Dopóki bowiem jesteśmy w tym namiocie, wzdychamy, obciążeni [...].

2 List Pawła do Koryntian 5,4

Mówisz, że nie czujesz żadnego grzechu, śmierci, świata i diabła, nie wiedziesz z nimi żadnej walki czy sporu, i dlatego nie zmusza cię żadna potrzeba do sakramentu (to znaczy do Wieczerzy Świętej).
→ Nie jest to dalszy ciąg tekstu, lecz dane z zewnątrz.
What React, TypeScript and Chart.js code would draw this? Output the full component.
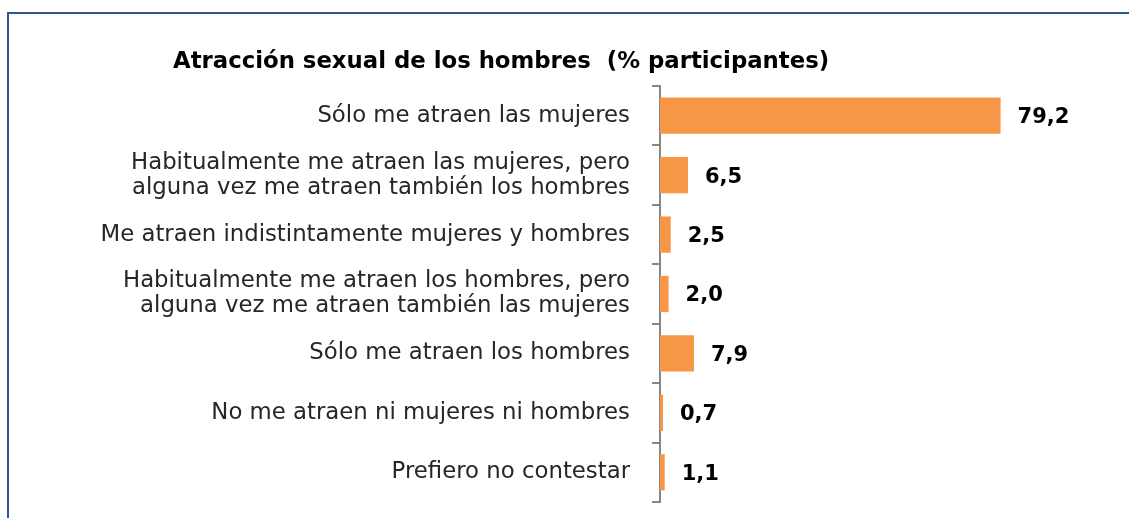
import React, { useEffect, useRef } from "react";
import { Chart, registerables } from "chart.js";

Chart.register(...registerables);

const categories: (string | string[])[] = [
  "Sólo me atraen las mujeres",
  ["Habitualmente me atraen las mujeres, pero", "alguna vez me atraen también los hombres"],
  "Me atraen indistintamente mujeres y hombres",
  ["Habitualmente me atraen los hombres, pero", "alguna vez me atraen también las mujeres"],
  "Sólo me atraen los hombres",
  "No me atraen ni mujeres ni hombres",
  "Prefiero no contestar",
];
const values: number[] = [79.2, 6.5, 2.5, 2.0, 7.9, 0.7, 1.1];
const valueLabels: string[] = ["79,2", "6,5", "2,5", "2,0", "7,9", "0,7", "1,1"];
const titleText = "Atracción sexual de los hombres  (% participantes)";

const FONT = "'DejaVu Sans', sans-serif";

const titlePlugin = {
  id: "customTitle",
  afterDraw(chart: any) {
    const ctx = chart.ctx;
    ctx.save();
    ctx.font = `bold 22.8px ${FONT}`;
    ctx.fillStyle = "#000000";
    ctx.textAlign = "left";
    ctx.textBaseline = "alphabetic";
    ctx.fillText(titleText, 173, 68);
    ctx.restore();
  },
};

const valueLabelPlugin = {
  id: "valueLabels",
  afterDatasetsDraw(chart: any) {
    const ctx = chart.ctx;
    const meta = chart.getDatasetMeta(0);
    ctx.save();
    ctx.font = `bold 21px ${FONT}`;
    ctx.fillStyle = "#000000";
    ctx.textAlign = "left";
    ctx.textBaseline = "middle";
    meta.data.forEach((bar: any, i: number) => {
      ctx.fillText(valueLabels[i], bar.x + 17, bar.y + 2);
    });
    ctx.restore();
  },
};

export default function App() {
  const ref = useRef<HTMLCanvasElement | null>(null);
  useEffect(() => {
    if (!ref.current) return;
    const chart = new Chart(ref.current, {
      type: "bar",
      data: {
        labels: categories,
        datasets: [
          {
            data: values,
            backgroundColor: "#F79646",
            borderWidth: 0,
            categoryPercentage: 1,
            barPercentage: 0.61,
          },
        ],
      },
      options: {
        indexAxis: "y",
        animation: false,
        responsive: false,
        layout: { padding: { left: 0, right: 39, top: 86, bottom: 16 } },
        plugins: {
          legend: { display: false },
          title: { display: false },
          tooltip: { enabled: false },
        },
        scales: {
          x: { display: false, min: 0, max: 100 },
          y: {
            afterFit(scale: any) {
              scale.width = 660;
              scale.paddingTop = 0;
              scale.paddingBottom = 0;
            },
            grid: {
              drawOnChartArea: false,
              drawTicks: true,
              tickLength: 8,
              color: "#868686",
              lineWidth: 2,
              offset: true,
            },
            border: { display: true, color: "#868686", width: 2 },
            ticks: {
              color: "#262626",
              padding: 22,
              font: { family: FONT, size: 22.8, lineHeight: 1.1 },
            },
          },
        },
      },
      plugins: [titlePlugin, valueLabelPlugin],
    });
    return () => chart.destroy();
  }, []);
  return (
    <div style={{ position: "fixed", left: 0, top: 0, width: 1129, height: 518, background: "#fff", overflow: "hidden" }}>
      <div
        style={{
          position: "absolute",
          left: 7,
          top: 12,
          width: 1200,
          height: 600,
          borderLeft: "2px solid #2F5597",
          borderTop: "2px solid #2F5597",
        }}
      />
      <canvas ref={ref} width={1129} height={518} style={{ position: "absolute", left: 0, top: 0 }} />
    </div>
  );
}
Moja odpowiedź: „Nie sądzę, iż jesteś takim serio, bo byłbyś jedynym spośród wszystkich świętych i ludzi na ziemi”. Nie powinieneś mieć tych uczuć. I gdybym uznał, że to twoja postawa serio jest tego powodem, to z pewnością nakazałbym bić w dzwony tam, gdzie się udajesz i wołać przed tobą: „Oto idzie nowy święty ponad wszystkich świętych, który nie czuje i nie ma żadnego grzechu”. Ale na serio chcę ci powiedzieć: „Jeśli nie czujesz żadnego grzechu, to jesteś już zupełnie martwy w grzechach. Tych grzechów musi już być zbyt wiele i zbyt wielkich, że nie masz potrzeby i chęci ku sakramentowi, nie zważasz na Boże Słowo, zapominasz o cierpieniu Chrystusa i tkwisz w niewdzięczności i duchowym kalectwie”.